Coinbase had a rough March. The stock had been trending lower, weighed down by weak earnings, regulatory worries, and a broader pullback in crypto markets. Then came March 31.
Coinbase Global, Inc., COIN
Reports surfaced that President Trump told aides he is willing to wind down military hostilities with Iran. Markets took off. The S&P 500 climbed 2.9%, and risk assets — crypto included — caught a strong bid.
COIN ended the day up 8.9%, riding that wave of optimism.
Bitcoin played its part too. The leading cryptocurrency gained 2% on the day, reaching $67,838. Crypto traders had been watching Iran developments closely, knowing that geopolitical risk cuts both ways for digital assets — a hedge in theory, but vulnerable to rate hike fears in practice.
With those fears dialed back, at least for a day, COIN had room to run.
Before the March 31 bounce, the picture for Coinbase was less rosy. The stock opened that Tuesday at $160.79, well below both its 50-day moving average of $185.81 and its 200-day moving average of $255.57.
The 1-year range tells the story: from a low of $139.36 to a high of $444.64. That’s a lot of ground lost.
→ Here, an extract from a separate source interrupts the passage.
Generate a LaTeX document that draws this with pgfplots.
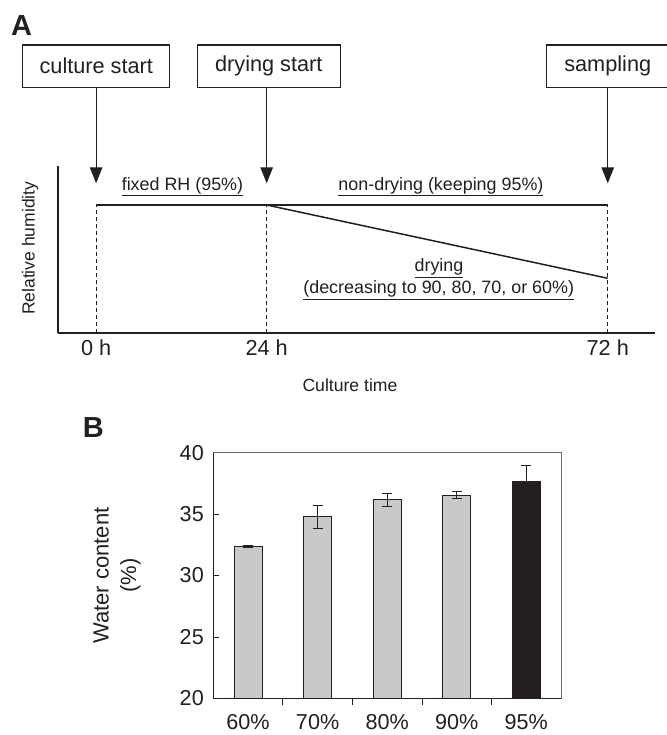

Q4 earnings, reported February 12, didn’t help. Coinbase posted EPS of $0.66, missing the $0.83 consensus by $0.17. Revenue came in at $1.78B against an expected $1.86B — down 21.6% year-over-year. In the same quarter a year earlier, the company had posted EPS of $4.68.
Insider selling added to the pressure. CFO Alesia J. Haas offloaded 364,600 shares in February at an average price of $154.95, netting roughly $56.5M and cutting her stake by 47.55%. Over the past 90 days, insiders collectively sold 438,120 shares worth about $73.9M.
The CLARITY Act is the other big story hanging over Coinbase. A draft of the legislation raised concerns it could ban passive stablecoin yield — a revenue line some analysts estimate at up to $1.35B annually for the company. Coinbase has pushed back publicly on the proposed restrictions.
That regulatory overhang didn’t go away on March 31, but the geopolitical rally was enough to overshadow it for the session.
On the institutional side, there are some positive signals. Bernstein maintained an Outperform rating, arguing the selloff creates a better risk/reward entry point. Bank of America upgraded COIN to Buy in January with a $340 target. Rothschild & Co Redburn lifted their target to $281 in March.
Still, the consensus rating across 33 analysts sits at “Hold,” with an average price target of $267.47.
Royal Fund Management opened a new position in Q4, buying 12,000 shares worth around $2.71M. Institutional investors now hold 68.84% of the company’s stock.
Analysts expect Coinbase to post EPS of $7.22 for the full fiscal year.